Mengunjungi Kota Bawah Tanah di Turki

Kota Bawah Tanah dengan 100.000 Penghuni. Di sinilah Romawi, Kristen dan Islam pernah menorehkan sejarahnya
Mengunjungi Kota Bawah Tanah di Turki [1]
Foto: Luthfi Subagyo
Hidayallah.com–Bila ingin belajar tentang peradaban, datanglah ke Turki. Di sini, mencatat dengan baik semua peradaban, mulai sebelum Romawi, saat Romawi berkuasa, digantikan oleh Kristen lalu Islam berjaya.
Usianya memang lebih muda dibanding semua peninggalan yang ada di Cordoba, Spanyol, Portugal dan Maroko yang sudah ada 2000 tahun lalu.
Saya akan memulai dari dari hotel dan gua bawah tanah yang sudah lama menjadi tren di Cappadocia.
Inilah pertama kali saya bermalam di hotel gua. Namun bukan gua yang benar-benar gua. Hotelnya memang merupakan pahatan bukit kapur yang lunak, seperti batu apung vulkanik tak berongga dan padat. Karena itu ruang-ruang yang digunakan sebagai hotelpun sebagian adalah hasil kerokan dari gunung yang utuh. Untuk menambah keindahan biasanya mereka membangun bagian luar seperti flat atau rumah. Namun sebagian lainnya terkubur dalam perut perbukitan itu. Lalu berapa tarifnya semalam? Rata-rata mulai Rp 800 ribu sampai Rp 10 juta permalam, tergantung letak hotel yang menentukan view dan keindahannya. Semakin indah, semakin nyaman, semakin mahal.
Apakah tidak ada yang lebih murah? Tentu saja ada. Hanya, kita harus keluar sedikit dari gugusan keajaiban alam ini dan mencari penginapan di daerah Gorome, sedikit di luar Cappadocia. Disini kita bisa mendapatkan hotel dengan harga Rp 350 ribu per malamnya. Dan untuk mendapatkan tour ke Cappadocia, cukup ambil tour seharian yang harganya 100 Lira Turki per orang, atau sekitar Rp 350 ribu. Mereka akan membawa kita keliling ke Cappadocia dan menyaksikan banyak keindahan alam.

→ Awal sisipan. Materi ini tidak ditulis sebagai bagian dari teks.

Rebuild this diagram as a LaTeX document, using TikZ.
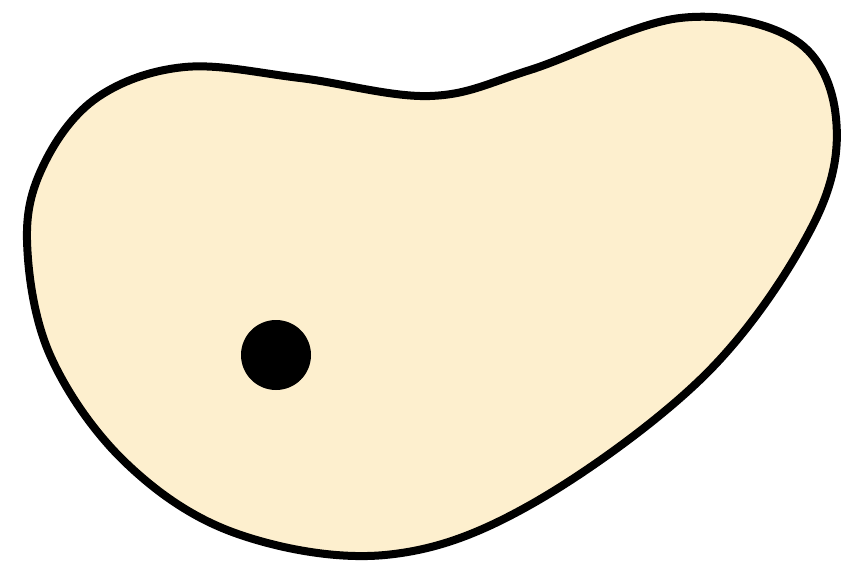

Bukit-bukit kecil atau yang banyak disebut sebagai ‘gunung peri’ kini menjadi hotel mewah dan wah [Foto: Luthfi S]
Cappadocia memang dianugerahi keindahan dan cuaca yang berganti, selain panas, mereka juga punya musim dingin. Di sinilah Romawi, Kristen dan Islam pernah menorehkan sejarahnya. Dan disinilah terdapat lukisan gua yang menunjukkan bahwa Kristen pernah berada dalam ancaman Romawi, ya di Snake Chappel (Kapel Ular), di perbukitan yang menjulang itu ada gambar dua rahib naik kuda dan di bawahnya ada ular yang melingkar sebagai simbol tentara Romawi. Karena itu, salah satu kapel itu dinamakan Kapel ular. Di sini banyak pengikut Kristen pilih sembunyi di gunung dan di dalam tanah. Dan di sini juga menjadi tempat bersembunyi bagi pemeluk Kristen saat Ottoman berdiri, setelah Mohammad Al Fatih menaklukkan Konstanstinopel.
Di akhir musim dingin seperti sekarang (bulan Januari-Februari), dinding batunya juga terasa dingin. Yang diperlukan justru adalah kehadiran heater (pemanas ruangan) sehingga dingin ini tidak menyiksa. Awalnya saya kira sumuk, tapi ternyata malah dingin sekali. Karena cuaca di Cappadocia tidak cukup lembab dan basah, maka jamur atau lumut tidak banyak tumbuh. Sehingga meskipun beberapa sudut ada rembesan air, namun tak juga berlumut.
Bukit-bukit kecil atau yang banyak disebut sebagai ‘gunung peri’ kini menjadi hotel mewah dan wah, pemiliknya banyak penduduk lokal. Sepi saat low session begini, bahkan harganya bisa discount sampai 30 persen. Karena itu, masih saja banyak wisatawan yang berkunjung kesini. Namun jika sudah high session, jalanan batu itu penuh oleh wisatawan. Bar dan cafe juga buka sampai malam.
Pendapatan Cappadocia memang pariwisata, sehingga mempunyai hotel adalah sebuah kemewahan. Misalnya Hotel kecil dengan 14 kamar, Ask-I Derun Boutique Hotel yang dimiliki turun temurun, entah mengapa kini mulai ditawarkan. Hotel yang dapat rating 9,6 di situs perjalanan ini ditawarkan dengan harga harga Rp 6 miliar. Ini bukan hotel terbaik di Cappadocia, termasuk kelas menengah saja.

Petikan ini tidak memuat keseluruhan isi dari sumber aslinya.